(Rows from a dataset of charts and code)

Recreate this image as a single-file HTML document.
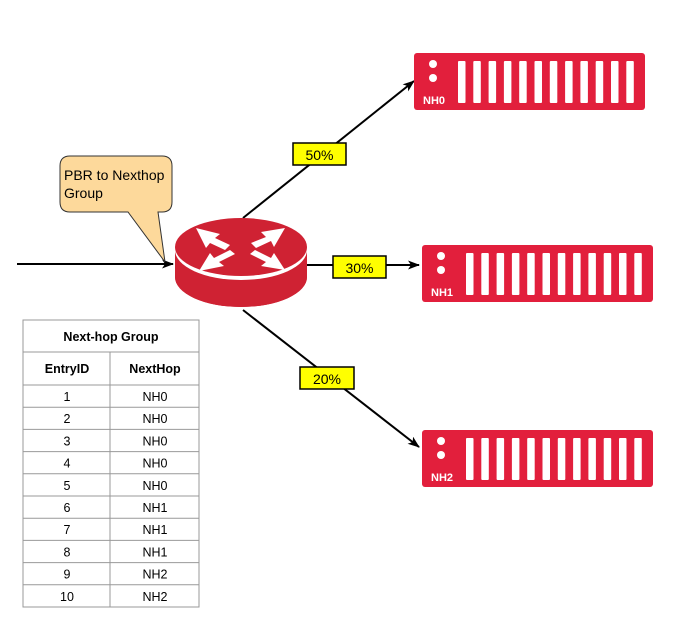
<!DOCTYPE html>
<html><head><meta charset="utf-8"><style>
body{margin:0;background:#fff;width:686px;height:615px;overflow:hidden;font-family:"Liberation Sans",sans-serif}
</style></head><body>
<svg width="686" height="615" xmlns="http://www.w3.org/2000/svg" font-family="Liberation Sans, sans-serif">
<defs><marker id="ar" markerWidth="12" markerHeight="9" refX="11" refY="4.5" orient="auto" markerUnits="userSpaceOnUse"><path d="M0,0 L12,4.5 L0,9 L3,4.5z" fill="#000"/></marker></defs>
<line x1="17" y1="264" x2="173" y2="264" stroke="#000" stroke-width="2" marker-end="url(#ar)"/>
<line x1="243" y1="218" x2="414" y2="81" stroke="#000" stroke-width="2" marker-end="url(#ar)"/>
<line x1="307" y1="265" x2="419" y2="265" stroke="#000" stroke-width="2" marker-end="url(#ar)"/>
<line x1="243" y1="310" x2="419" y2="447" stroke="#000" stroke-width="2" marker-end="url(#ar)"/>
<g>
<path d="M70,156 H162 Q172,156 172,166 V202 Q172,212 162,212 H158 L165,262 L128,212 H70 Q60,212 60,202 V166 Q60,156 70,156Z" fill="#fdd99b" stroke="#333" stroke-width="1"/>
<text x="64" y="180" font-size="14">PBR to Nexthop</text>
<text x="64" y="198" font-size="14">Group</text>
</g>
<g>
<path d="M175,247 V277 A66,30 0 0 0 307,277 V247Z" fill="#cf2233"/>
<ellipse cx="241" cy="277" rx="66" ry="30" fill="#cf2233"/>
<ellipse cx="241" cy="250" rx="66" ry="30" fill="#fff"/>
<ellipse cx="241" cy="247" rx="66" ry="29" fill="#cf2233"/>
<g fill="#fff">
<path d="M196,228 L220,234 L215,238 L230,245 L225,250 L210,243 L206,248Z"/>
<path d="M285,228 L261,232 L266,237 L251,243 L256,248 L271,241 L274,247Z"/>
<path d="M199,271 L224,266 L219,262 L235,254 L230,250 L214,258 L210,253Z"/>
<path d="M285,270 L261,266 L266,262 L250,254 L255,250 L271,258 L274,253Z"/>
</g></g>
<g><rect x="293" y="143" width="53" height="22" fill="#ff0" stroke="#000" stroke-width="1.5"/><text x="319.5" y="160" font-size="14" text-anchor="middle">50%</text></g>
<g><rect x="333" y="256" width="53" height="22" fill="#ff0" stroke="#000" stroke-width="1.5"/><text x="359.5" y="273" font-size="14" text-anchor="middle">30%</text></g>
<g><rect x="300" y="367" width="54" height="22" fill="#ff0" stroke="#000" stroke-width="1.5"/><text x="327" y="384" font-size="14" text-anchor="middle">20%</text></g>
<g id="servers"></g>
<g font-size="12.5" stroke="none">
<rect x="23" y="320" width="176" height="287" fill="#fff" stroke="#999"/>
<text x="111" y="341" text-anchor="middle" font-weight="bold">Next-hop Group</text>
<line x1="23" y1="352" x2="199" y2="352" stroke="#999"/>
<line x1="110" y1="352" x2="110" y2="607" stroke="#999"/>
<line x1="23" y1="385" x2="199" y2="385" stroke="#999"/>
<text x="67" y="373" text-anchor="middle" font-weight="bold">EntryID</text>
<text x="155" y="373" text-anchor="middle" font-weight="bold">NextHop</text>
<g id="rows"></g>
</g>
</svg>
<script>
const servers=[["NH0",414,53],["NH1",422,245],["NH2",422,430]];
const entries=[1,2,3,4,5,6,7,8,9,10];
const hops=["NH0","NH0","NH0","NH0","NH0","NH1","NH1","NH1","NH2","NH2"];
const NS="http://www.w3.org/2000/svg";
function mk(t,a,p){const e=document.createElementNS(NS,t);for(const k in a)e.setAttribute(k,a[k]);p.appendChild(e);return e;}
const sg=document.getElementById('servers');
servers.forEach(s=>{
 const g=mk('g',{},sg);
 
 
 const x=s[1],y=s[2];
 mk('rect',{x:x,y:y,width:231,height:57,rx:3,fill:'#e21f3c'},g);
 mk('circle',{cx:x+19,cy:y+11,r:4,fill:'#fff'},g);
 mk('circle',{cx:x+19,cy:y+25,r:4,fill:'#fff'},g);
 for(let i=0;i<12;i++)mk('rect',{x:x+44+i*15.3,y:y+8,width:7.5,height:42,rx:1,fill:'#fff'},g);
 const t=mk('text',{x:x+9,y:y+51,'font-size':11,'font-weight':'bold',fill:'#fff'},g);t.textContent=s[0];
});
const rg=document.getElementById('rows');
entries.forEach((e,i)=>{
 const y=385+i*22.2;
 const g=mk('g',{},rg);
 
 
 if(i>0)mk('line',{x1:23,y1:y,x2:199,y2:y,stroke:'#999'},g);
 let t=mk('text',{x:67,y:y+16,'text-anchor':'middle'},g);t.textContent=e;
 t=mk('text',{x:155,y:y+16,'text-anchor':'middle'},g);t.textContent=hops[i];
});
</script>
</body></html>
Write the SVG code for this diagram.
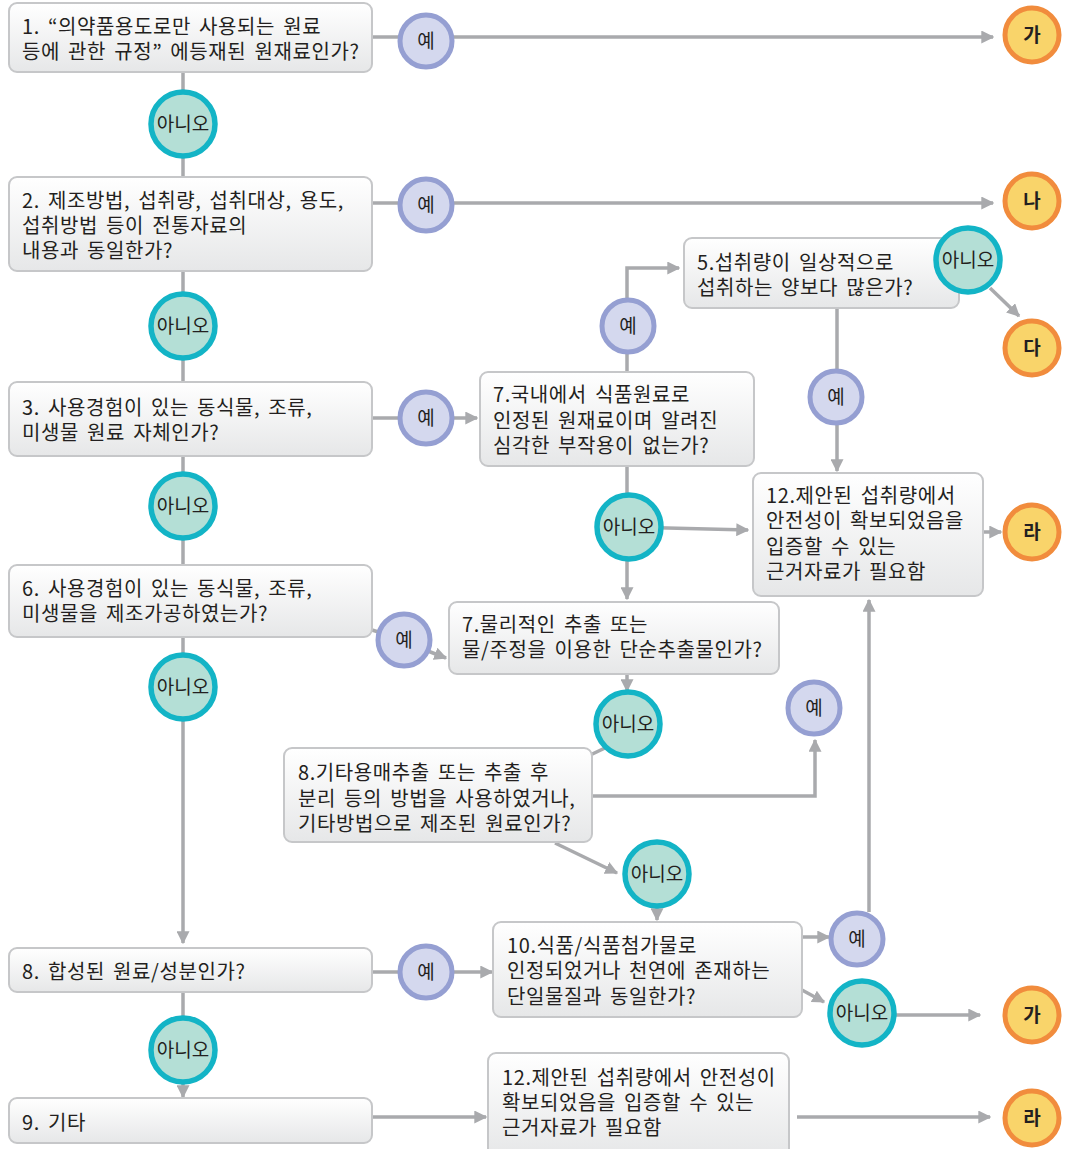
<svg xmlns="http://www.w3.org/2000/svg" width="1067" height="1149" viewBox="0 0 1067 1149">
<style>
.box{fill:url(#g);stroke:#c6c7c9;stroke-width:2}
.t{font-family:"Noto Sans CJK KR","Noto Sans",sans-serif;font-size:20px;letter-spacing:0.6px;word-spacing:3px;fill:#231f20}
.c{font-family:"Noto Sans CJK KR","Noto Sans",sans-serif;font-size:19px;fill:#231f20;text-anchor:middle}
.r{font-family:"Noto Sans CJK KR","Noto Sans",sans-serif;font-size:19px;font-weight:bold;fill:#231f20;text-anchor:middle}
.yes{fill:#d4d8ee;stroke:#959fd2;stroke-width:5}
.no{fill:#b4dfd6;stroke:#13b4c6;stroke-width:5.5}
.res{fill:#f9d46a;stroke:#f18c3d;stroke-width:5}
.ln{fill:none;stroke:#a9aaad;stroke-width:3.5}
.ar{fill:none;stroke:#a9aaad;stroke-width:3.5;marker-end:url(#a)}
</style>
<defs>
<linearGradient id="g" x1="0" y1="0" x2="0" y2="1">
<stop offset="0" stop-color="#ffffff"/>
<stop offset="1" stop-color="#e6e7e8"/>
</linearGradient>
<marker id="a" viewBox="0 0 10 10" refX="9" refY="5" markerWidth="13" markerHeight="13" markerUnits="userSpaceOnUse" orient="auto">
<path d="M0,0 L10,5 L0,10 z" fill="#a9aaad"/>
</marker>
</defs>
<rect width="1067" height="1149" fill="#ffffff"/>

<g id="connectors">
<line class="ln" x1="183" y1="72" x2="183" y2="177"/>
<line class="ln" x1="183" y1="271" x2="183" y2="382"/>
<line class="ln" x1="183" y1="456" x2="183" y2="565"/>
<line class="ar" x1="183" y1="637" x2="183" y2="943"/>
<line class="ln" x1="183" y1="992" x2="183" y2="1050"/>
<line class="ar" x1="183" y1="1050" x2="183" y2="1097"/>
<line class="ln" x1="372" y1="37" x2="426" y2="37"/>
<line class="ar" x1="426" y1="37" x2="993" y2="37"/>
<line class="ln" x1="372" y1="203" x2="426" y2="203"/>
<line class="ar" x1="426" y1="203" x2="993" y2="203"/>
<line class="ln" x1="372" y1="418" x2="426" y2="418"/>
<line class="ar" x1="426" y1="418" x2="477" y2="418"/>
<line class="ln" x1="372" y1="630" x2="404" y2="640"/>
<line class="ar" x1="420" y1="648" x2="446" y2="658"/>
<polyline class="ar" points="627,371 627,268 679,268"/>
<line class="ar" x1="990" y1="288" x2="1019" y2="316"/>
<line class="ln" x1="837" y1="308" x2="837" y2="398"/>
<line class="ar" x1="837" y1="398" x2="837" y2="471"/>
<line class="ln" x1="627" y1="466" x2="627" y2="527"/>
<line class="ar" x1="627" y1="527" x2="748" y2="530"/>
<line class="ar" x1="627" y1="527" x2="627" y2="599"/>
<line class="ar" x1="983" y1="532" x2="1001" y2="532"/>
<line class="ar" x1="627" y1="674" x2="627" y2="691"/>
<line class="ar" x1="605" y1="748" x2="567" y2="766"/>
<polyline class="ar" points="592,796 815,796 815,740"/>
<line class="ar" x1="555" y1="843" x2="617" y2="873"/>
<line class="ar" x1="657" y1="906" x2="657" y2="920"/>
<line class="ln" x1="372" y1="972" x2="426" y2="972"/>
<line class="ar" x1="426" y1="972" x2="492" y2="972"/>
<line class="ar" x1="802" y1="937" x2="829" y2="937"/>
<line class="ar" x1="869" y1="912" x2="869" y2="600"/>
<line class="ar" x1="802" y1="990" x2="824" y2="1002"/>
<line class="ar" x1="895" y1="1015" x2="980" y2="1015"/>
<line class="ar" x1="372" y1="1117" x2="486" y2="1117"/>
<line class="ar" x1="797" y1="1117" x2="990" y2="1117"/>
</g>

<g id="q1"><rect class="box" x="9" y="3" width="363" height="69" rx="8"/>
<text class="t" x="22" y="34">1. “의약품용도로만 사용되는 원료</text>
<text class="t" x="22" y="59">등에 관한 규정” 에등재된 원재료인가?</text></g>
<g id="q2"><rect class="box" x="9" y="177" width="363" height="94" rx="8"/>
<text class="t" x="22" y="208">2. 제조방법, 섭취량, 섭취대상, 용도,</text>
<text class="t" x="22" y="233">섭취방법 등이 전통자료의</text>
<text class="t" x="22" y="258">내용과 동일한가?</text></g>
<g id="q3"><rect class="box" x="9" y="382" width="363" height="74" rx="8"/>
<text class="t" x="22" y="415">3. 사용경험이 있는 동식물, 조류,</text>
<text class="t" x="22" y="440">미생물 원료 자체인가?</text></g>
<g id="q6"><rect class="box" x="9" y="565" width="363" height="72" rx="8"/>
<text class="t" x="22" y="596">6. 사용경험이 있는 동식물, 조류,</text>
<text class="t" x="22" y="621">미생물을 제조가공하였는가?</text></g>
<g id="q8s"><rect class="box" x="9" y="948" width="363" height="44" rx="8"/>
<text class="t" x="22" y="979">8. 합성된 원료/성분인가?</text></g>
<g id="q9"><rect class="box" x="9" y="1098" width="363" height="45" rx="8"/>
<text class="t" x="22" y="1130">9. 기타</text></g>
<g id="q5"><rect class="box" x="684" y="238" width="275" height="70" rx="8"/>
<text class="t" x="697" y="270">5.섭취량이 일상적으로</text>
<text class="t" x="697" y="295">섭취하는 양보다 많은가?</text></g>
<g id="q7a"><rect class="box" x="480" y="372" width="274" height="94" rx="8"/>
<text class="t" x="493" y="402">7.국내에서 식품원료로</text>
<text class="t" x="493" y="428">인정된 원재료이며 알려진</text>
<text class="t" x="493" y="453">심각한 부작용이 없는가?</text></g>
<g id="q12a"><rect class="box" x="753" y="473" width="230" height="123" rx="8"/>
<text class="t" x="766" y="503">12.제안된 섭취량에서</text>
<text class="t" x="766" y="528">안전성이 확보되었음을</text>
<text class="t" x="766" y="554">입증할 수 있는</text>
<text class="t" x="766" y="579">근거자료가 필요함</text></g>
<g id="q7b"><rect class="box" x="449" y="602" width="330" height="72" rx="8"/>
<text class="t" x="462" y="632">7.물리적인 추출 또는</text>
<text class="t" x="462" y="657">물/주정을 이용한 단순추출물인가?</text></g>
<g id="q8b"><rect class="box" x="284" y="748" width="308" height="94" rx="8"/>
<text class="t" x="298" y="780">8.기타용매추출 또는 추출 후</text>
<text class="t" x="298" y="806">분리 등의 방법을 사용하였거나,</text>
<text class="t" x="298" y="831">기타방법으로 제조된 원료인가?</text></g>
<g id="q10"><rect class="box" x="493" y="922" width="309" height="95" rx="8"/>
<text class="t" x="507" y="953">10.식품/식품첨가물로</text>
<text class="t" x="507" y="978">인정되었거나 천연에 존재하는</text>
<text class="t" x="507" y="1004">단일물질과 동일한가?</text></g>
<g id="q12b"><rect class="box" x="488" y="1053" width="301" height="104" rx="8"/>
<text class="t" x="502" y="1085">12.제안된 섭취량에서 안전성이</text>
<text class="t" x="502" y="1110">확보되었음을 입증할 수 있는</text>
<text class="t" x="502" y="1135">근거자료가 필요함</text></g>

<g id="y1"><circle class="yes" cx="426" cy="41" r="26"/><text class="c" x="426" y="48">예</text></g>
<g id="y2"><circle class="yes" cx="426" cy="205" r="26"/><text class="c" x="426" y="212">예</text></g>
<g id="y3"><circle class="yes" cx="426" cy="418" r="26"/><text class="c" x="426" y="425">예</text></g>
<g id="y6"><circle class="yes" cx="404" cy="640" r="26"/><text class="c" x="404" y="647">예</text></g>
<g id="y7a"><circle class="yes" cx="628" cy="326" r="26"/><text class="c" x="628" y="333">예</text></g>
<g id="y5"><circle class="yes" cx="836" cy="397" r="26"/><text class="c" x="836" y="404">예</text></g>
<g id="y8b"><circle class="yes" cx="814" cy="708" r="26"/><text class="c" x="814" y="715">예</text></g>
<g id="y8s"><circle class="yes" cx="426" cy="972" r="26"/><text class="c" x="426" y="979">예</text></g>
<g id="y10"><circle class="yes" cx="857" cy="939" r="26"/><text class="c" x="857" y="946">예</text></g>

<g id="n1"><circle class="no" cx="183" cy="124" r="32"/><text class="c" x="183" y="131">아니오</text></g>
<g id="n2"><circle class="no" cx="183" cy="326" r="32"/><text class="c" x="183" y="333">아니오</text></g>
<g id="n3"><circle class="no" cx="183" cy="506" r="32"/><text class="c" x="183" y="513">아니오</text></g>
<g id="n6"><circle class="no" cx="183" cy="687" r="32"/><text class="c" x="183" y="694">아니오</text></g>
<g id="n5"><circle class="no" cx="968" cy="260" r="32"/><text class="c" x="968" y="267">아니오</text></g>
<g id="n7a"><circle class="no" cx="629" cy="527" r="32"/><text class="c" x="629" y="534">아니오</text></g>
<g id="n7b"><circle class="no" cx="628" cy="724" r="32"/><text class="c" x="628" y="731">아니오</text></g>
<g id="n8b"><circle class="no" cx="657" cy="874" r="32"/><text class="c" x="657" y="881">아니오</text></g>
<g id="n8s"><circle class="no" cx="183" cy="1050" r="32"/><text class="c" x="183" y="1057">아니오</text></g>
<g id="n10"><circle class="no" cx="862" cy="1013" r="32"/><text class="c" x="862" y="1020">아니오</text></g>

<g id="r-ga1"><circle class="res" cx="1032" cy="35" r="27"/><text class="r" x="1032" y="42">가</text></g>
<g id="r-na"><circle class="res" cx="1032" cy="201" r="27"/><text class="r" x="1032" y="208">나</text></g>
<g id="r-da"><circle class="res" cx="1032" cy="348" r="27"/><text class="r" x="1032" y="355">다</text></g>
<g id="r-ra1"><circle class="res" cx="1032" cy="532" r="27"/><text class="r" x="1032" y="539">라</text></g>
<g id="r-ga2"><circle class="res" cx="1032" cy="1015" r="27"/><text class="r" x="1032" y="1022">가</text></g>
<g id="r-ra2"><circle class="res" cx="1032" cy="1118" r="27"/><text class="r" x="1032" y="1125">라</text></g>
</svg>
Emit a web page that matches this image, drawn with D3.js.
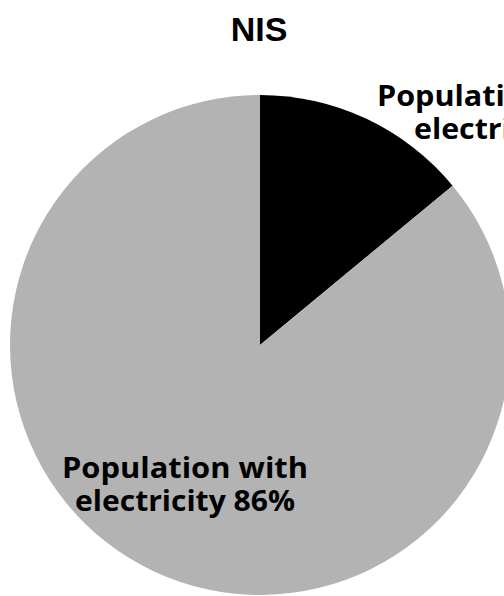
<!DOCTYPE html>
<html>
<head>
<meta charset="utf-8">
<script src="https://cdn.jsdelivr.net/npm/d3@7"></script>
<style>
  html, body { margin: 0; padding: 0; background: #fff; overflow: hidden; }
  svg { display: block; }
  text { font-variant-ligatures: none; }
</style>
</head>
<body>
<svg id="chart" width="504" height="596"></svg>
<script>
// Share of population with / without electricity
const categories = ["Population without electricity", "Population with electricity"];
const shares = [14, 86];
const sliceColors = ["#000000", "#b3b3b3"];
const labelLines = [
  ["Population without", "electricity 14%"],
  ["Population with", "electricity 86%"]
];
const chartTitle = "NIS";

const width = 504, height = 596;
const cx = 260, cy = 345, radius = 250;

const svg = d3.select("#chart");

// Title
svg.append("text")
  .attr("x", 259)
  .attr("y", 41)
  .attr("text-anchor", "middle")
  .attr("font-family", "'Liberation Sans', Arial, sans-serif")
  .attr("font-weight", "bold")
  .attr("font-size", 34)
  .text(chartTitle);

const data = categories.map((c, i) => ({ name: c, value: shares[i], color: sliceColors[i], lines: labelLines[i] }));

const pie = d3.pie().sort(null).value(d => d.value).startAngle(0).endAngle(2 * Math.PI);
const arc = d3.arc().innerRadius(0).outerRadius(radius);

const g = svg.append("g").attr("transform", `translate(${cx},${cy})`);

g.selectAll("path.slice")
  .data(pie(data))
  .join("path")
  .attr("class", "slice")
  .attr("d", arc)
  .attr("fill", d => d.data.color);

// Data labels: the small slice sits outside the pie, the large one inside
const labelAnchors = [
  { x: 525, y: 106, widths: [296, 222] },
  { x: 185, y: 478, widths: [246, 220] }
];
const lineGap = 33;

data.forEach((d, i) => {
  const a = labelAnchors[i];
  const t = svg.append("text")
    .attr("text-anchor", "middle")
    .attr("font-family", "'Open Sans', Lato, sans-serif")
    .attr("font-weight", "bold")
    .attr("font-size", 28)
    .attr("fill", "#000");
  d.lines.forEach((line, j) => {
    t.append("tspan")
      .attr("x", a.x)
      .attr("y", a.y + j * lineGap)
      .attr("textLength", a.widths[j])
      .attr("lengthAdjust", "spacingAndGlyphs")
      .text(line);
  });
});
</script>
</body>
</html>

== EXERCISE ==
Show all lines in the entries above where the string "image" appears.

== RESPONSE FOR THIS EXERCISE ==
Recreate this image as a single-file HTML document.
Emit a web page that matches this image, drawn with D3.js.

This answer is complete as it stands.